All this rambling to say that during these last two weeks I have had a small revelation in my teaching - I realized that while in research I am supposed to say something new, in teaching it is most meaningful to simply explain well both points of view.  While the student prides herself on arguing for something, the teacher has the "permission", no, the obligation, to argue for the opposite.  Dialogue or dialectic, Socrates or Marx, but that is the power of THE teacher - that is the ultimate fun of the profession - you are "allowed", no, you have to, argue the opposite.  That's actually when the students have the "a-ha" moment, that's when they might learn just a little bit more, that's when they can surpass their horizons - because you show them that the world is just a little bit broader, just a little bit larger, just a tiny little slice more infinite then they originally thought.  And in these (rare) cases i enjoy my right to speak, i actually have fun - I do not check my watch every five minutes and try to make the class end with all the power of my intellect.  I enjoy it, like climbing perfectly my favorite line, I argue, I take the opposite position.  Do they get it?  Does it matter?  Useless questions.  But I have fun.  Teaching - another strange profession, another surreal, useless undertaking.  Will i be able to find my place in this little world?  It is as surreal and senseless as others - but if I can carve out a couple of minutes of enjoyment here and there, maybe it could just be worth the effort.  Or maybe it is just for the money, and everything else is rationalizing.

2 comments:

Anonymous said...

Todas las situaciones y realidades de la vida se pueden interpretar más allá de lo que "son", incuso cando lo que´"son" ni siquiera lo conocemos.

Cualquier enseñanza tambien permite aprender, es un feed back.

Solo depende de la actitud, independientemente de si cobras o no. Aún no cobrando si tu actitud no fuera buena tampoco aprenderias tanto.

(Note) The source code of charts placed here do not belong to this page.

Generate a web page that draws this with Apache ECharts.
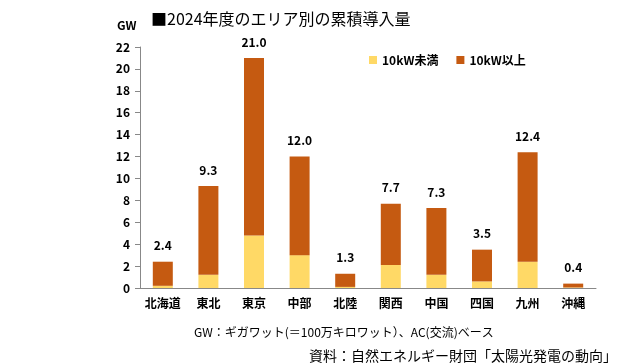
<!DOCTYPE html>
<html><head><meta charset="utf-8">
<script src="https://cdn.jsdelivr.net/npm/echarts@6/dist/echarts.min.js"></script>
<style>html,body{margin:0;padding:0;background:#fff}#c{width:640px;height:364px}</style>
</head><body><div id="c"></div>
<script>
const categories = ['北海道','東北','東京','中部','北陸','関西','中国','四国','九州','沖縄'];
const below10kW = [0.2, 1.2, 4.8, 3.0, 0.1, 2.1, 1.2, 0.6, 2.4, 0.05];
const above10kW = [2.2, 8.1, 16.2, 9.0, 1.2, 5.6, 6.1, 2.9, 10.0, 0.35];
const totals = [2.4, 9.3, 21.0, 12.0, 1.3, 7.7, 7.3, 3.5, 12.4, 0.4];
const yTicks = [0,2,4,6,8,10,12,14,16,18,20,22];

const FONT = '"Noto Sans CJK JP", "Noto Sans", sans-serif';
const chart = echarts.init(document.getElementById('c'), null, {renderer:'canvas'});
chart.setOption({
  backgroundColor:'#fff',
  animation:false,
  textStyle:{fontFamily:FONT},
  title:[
    {text:'■2024年度のエリア別の累積導入量', left:146, top:6, textStyle:{fontSize:16, fontWeight:'normal', color:'#000', fontFamily:FONT}},
    {text:'GW', left:112, top:14, textStyle:{fontSize:12, fontWeight:'bold', color:'#000', fontFamily:FONT}},
    {text:'GW：ギガワット(＝100万キロワット）、AC(交流)ベース', left:189, top:321, textStyle:{fontSize:12, fontWeight:'normal', color:'#000', fontFamily:FONT}},
    {text:'資料：自然エネルギー財団「太陽光発電の動向」', left:304, top:344, textStyle:{fontSize:14, fontWeight:'normal', color:'#000', fontFamily:FONT}}
  ],
  legend:{
    top:49, left:364, itemWidth:8, itemHeight:8, itemGap:18, icon:'rect',
    textStyle:{fontSize:12, fontWeight:'bold', color:'#000', fontFamily:FONT},
    data:['10kW未満','10kW以上']
  },
  grid:{left:140, right:44, top:47, bottom:76, containLabel:false},
  xAxis:{
    type:'category', data:categories,
    axisLine:{lineStyle:{color:'#888'}},
    axisTick:{show:false},
    axisLabel:{interval:0, fontSize:12, fontWeight:'bold', color:'#000', margin:9, fontFamily:FONT}
  },
  yAxis:{
    type:'value', min:0, max:22, interval:2,
    axisLine:{show:true, lineStyle:{color:'#888'}},
    axisTick:{show:true, length:5, lineStyle:{color:'#888'}},
    splitLine:{show:false},
    axisLabel:{fontSize:12, fontWeight:'bold', color:'#000', margin:10, fontFamily:FONT,
      formatter:v=> yTicks.includes(v)? String(v):''}
  },
  series:[
    {name:'10kW未満', type:'bar', stack:'a', data:below10kW, barWidth:20,
      itemStyle:{color:'#FFD966'}},
    {name:'10kW以上', type:'bar', stack:'a', data:above10kW, barWidth:20,
      itemStyle:{color:'#C55A11'},
      label:{show:true, position:'top', distance:10, fontSize:12, fontWeight:'bold', color:'#000', fontFamily:FONT,
        formatter:p=>totals[p.dataIndex].toFixed(1)}}
  ]
});
</script></body></html>
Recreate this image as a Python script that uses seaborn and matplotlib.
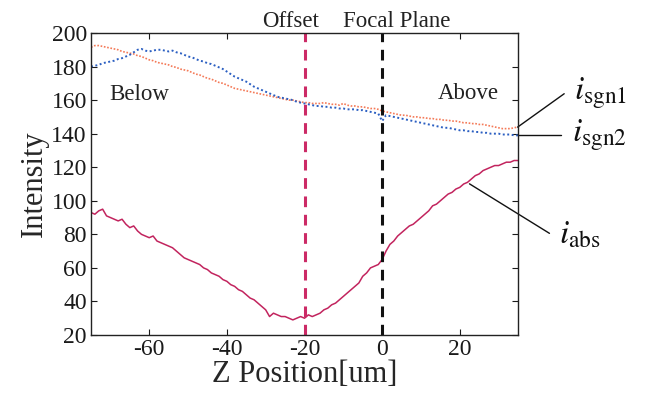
import numpy as np
import pandas as pd
import matplotlib
matplotlib.use("Agg")
import matplotlib.pyplot as plt
import seaborn as sns

# ---- data (1 um step) ----
z_pos = list(range(-75, 36))

i_sgn1 = [
    191.5, 192.5, 192.5, 192, 191.5, 191, 190.5, 190, 189, 188.5,
    188, 187.5, 186.5, 186, 185, 184, 183.5, 182.5, 182, 181.5,
    181, 180, 179.5, 178.5, 178, 177.5, 176.5, 175.5, 175, 174,
    173, 172.5, 171.5, 170.5, 170, 169, 168, 167, 166.5, 166,
    165.5, 165, 164.5, 164, 163.5, 163, 162.5, 162, 161.5, 161,
    160.5, 160, 160, 159.5, 159, 158.5, 158.5, 158, 158, 158,
    158.5, 158, 157.5, 157.5, 157, 158, 157, 156.5, 156.5, 156,
    156, 155.5, 155, 155, 154.5, 153.5, 153, 152.5, 152, 151.5,
    151, 151, 150.5, 150, 150, 149.5, 149.5, 149, 149, 148.5,
    148.5, 148, 148, 147.5, 147.5, 147, 146.5, 146.5, 146, 146,
    145.5, 145.5, 145, 144.5, 144, 143.5, 143, 143, 143, 143.5,
    144,
]

i_sgn2 = [
    180, 180.5, 181, 182, 182.5, 183, 183.5, 184.5, 185, 186,
    187, 188.5, 190, 190.5, 189.5, 189, 189.5, 190, 190, 189.5,
    189, 189.5, 188.5, 188, 187, 186, 185.5, 184.5, 183.5, 183,
    182, 181.5, 180.5, 179.5, 178.5, 177, 175.5, 174, 173, 172,
    171, 169.5, 168, 167, 166, 165, 164, 163, 162, 161.5,
    161, 160.5, 160, 159, 158.5, 158, 157.5, 157, 156.5, 156.5,
    156, 156, 155.5, 155.5, 155, 155, 154.5, 154.5, 154.5, 154,
    154, 153.5, 153, 152.5, 152, 147.5, 151, 150.5, 150, 149.5,
    149, 148.5, 148, 147.5, 147, 146.5, 146, 145.5, 145, 144.5,
    144, 143.5, 143.5, 143, 142.5, 142, 142, 141.5, 141.5, 141,
    141, 140.5, 140.5, 140, 140, 140, 139.5, 139.5, 139.5, 139,
    139,
]

i_abs = [
    93, 92, 94, 95, 91, 90, 89, 88, 89, 86,
    84, 85, 82, 80, 79, 78, 79, 76, 75, 74,
    73, 72, 70, 68, 66, 65, 64, 63, 62, 60,
    59, 57, 56, 55, 53, 52, 50, 49, 47, 46,
    44, 42, 41, 39, 37, 35, 31, 33, 32, 31,
    31, 30, 29, 30, 31, 30, 32, 31, 32, 33,
    35, 36, 38, 39, 41, 43, 45, 47, 49, 51,
    55, 57, 60, 61, 62, 65, 70, 74, 76, 79,
    81, 83, 85, 86, 88, 90, 92, 94, 97, 98,
    100, 102, 104, 105, 107, 108, 110, 111, 113, 115,
    116, 118, 119, 120, 121, 121, 122, 123, 123, 124,
    124,
]

offset_z = -20
focal_z = 0
x_ticks = [-60, -40, -20, 0, 20]
y_ticks = [20, 40, 60, 80, 100, 120, 140, 160, 180, 200]

df = pd.DataFrame({"z": z_pos, "sgn1": i_sgn1, "sgn2": i_sgn2, "abs": i_abs})

# ---- style ----
sns.set_style("ticks")
plt.rcParams["font.family"] = ["Liberation Serif", "DejaVu Serif"]
plt.rcParams["mathtext.fontset"] = "stix"
plt.rcParams["axes.unicode_minus"] = False

fig = plt.figure(figsize=(6.48, 3.97), dpi=100)
ax = fig.add_axes([91 / 648, 1 - 335 / 397, (518 - 91) / 648, (335 - 33) / 397])

c_orange = "#f47a58"
c_blue = "#2b5fc2"
c_red = "#c2245e"

sns.lineplot(data=df, x="z", y="sgn1", ax=ax, color=c_orange, lw=1.2,
             linestyle=(0, (1, 1)))
sns.lineplot(data=df, x="z", y="sgn2", ax=ax, color=c_blue, lw=1.4,
             linestyle=(0, (1, 1.3)))
sns.lineplot(data=df, x="z", y="abs", ax=ax, color=c_red, lw=1.1)

ax.axvline(offset_z, color="#cc2a66", lw=2.2, dashes=(3.5, 2.5))
ax.axvline(focal_z, color="#111111", lw=2.2, dashes=(3.5, 2.5))

ax.set_xlim(-75, 35)
ax.set_ylim(20, 200)
ax.set_xticks(x_ticks)
ax.set_yticks(y_ticks)
ax.tick_params(direction="in", length=4, width=0.8, labelsize=17,
               top=True, right=True, pad=3, colors="#1a1a1a")
for s in ax.spines.values():
    s.set_linewidth(1.0)
    s.set_color("#222222")

ax.set_xlabel("Z Position[um]", fontsize=22, labelpad=0)
ax.set_ylabel("Intensity", fontsize=22, labelpad=2)

tfs = 16.5
ax.text(-23.6, 203.5, "Offset", ha="center", va="baseline", fontsize=tfs,
        color="#222222", clip_on=False)
ax.text(3.8, 203.5, "Focal Plane", ha="center", va="baseline", fontsize=tfs,
        color="#222222", clip_on=False)
ax.text(-70.3, 159.8, "Below", ha="left", va="baseline", fontsize=tfs,
        color="#222222")
ax.text(14.3, 160.8, "Above", ha="left", va="baseline", fontsize=tfs,
        color="#222222")

# legend-like annotations
ax.plot([34.9, 46.9], [143.9, 163.8], color="#111111", lw=1.0, clip_on=False)
ax.plot([34.9, 46.2], [139.3, 139.3], color="#111111", lw=1.0, clip_on=False)
ax.plot([22.5, 43.1], [110.1, 80.6], color="#111111", lw=1.0, clip_on=False)

lfs = 24
ax.text(49.5, 160.4, r"$i_{\mathrm{sgn1}}$", fontsize=lfs, ha="left",
        va="baseline", clip_on=False, color="#111111")
ax.text(49.0, 135.5, r"$i_{\mathrm{sgn2}}$", fontsize=lfs, ha="left",
        va="baseline", clip_on=False, color="#111111")
ax.text(45.5, 74.6, r"$i_{\mathrm{abs}}$", fontsize=lfs, ha="left",
        va="baseline", clip_on=False, color="#111111")

fig.savefig("out.png", dpi=100)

Felicidades pues por este paso

Henry Adams said...

I couldn't agree more with your sentiments. In order to ignite a steering academic debate and to open up the mind of the student, taking the opposing side is necessary especially when it comes to major projects such as thesis. It's part of our duty as educators to make them realize that there is a point of view apart from their own and that they need to know how to take their stand despite opposition.